I used two kits to make the narrow three-shelf unit above. The kits were for two-shelf units. The leftover shelf ended up being a basket of sorts which I did use to store bananas atop of my refrigerator! The small legs of the leftover shelf are very handy. If the bananas touch the fridge through the mesh of a basket then the banana can rot and leave a mess. I can clean the shelf a lot easier than the fridge surface. Bananas are cheap in Cambodia. I am trying to make bananas my new snack food. So far, I have failed miserably in this endeavor!
The dish washing tray has been moved to the top of the microwave. I am a big fan of a simple BIG dishwashing tray! I debated putting the hot plate there and the dish washing tray where the hot plate was but grease spatter is more easily cleaned from a marble counter than a microwave surface.

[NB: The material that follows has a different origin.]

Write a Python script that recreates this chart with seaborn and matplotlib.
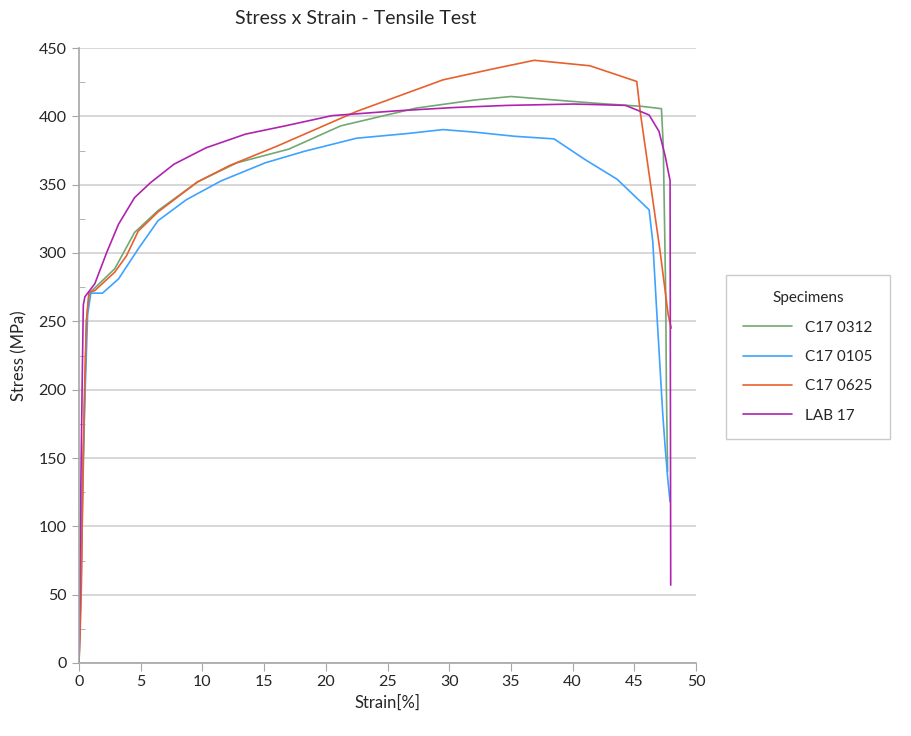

Once every two or three months, I take all the plastic shelving and even the dishwashing tray and clean the whole mess in the bathroom shower area! If you have a bath tub then let everything soak for a few hours. If you have a balcony then get a giant plastic tub and clean everything there. Bugs are a big problem in tropical places like Thailand, where I lived for 8.5 years and a total clean is needed now and then. Do move the furniture and get behind the counters and clean that area as well. Cambodia is identical to Thailand in terms of climate.